There’s no great pleasure to riding big distances per se. I could have done 16 laps of the rowing lake to cover 50 miles. I love the way the uni takes me to places I probably wouldn’t bother to visit by foot or bicycle. I could have written twice as much about yesterday’s ride, with the wildlife, the sky, the old abandoned buildings, the stupid notices, the restoration work on the locks… but they’ll be there for a later ride, I’m sure.

The unicycle can be seen as a metaphor for a wandering mind.


“I’m the Urban Spaceman” by the Bonzo Dog Doo Dah Band

I’m the Urban Spaceman, baby, I’ve got speed,
I’ve got everything I need.

I’m the Urban Spaceman, baby, I can fly,
I’m a supersonic guy.

I don’t need pleasure, I don’t feel pain,
If you were to knock me down, I’d just get up again.

I’m the Urban Spaceman, baby, I’m making out,
I’m all about.

I wake up every morning with a smile upon my face,
My natural exhuberance spills out all over the place.

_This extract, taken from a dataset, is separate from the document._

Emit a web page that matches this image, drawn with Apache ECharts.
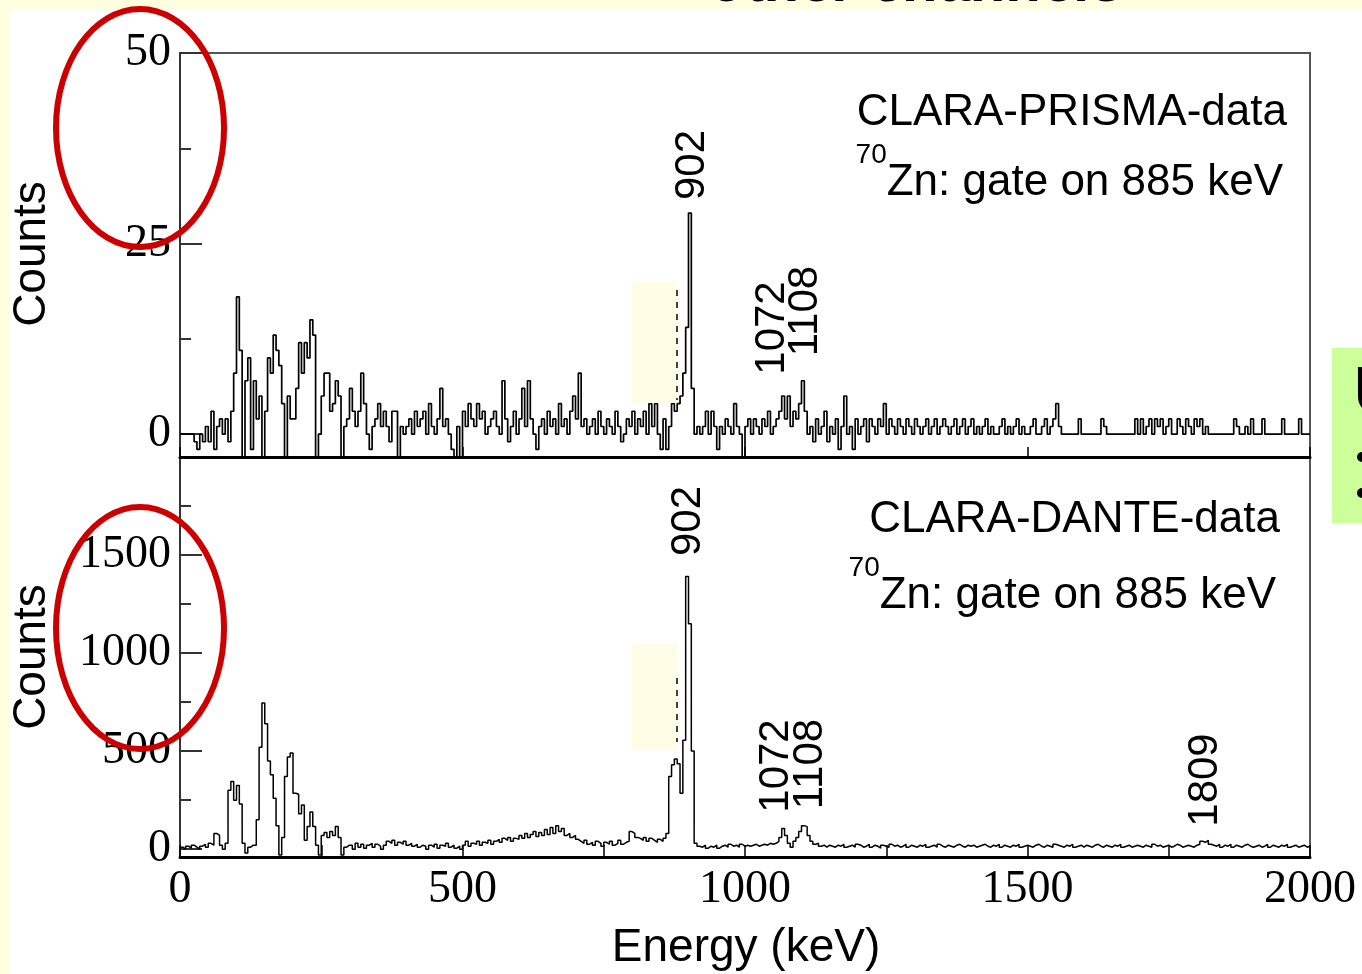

I’m the Urban Spaceman, I’m intelligent and clean,
Know what I mean?

I’m the Urban Spaceman, as a lover second to none,
It’s alot of fun.

I never let my friends down, I never made a boob,
I’m a glossy magazine, an advert in the tube.

I’m the Urban Spaceman, baby, here comes the twist,
I don’t exist.

If we’re quoting song lyrics:

One wheel on my wagon, and I’m still rolling along…

Such a good writeup. Well done Mike. I hope to read more from you again.

One of these days you could compile all these writups into a small book. I’d buy it.

and so say all of us…

Maybe a book of the routes you have ridden? Like a cycle touring book, but for unicycling. I’d buy at least one…



A small book would require carnivorous editing. Leave them as is and compile them into a LARGE book. Please.

We like the pictures too.

Damn, i thought the thread title said Carnal knowledge.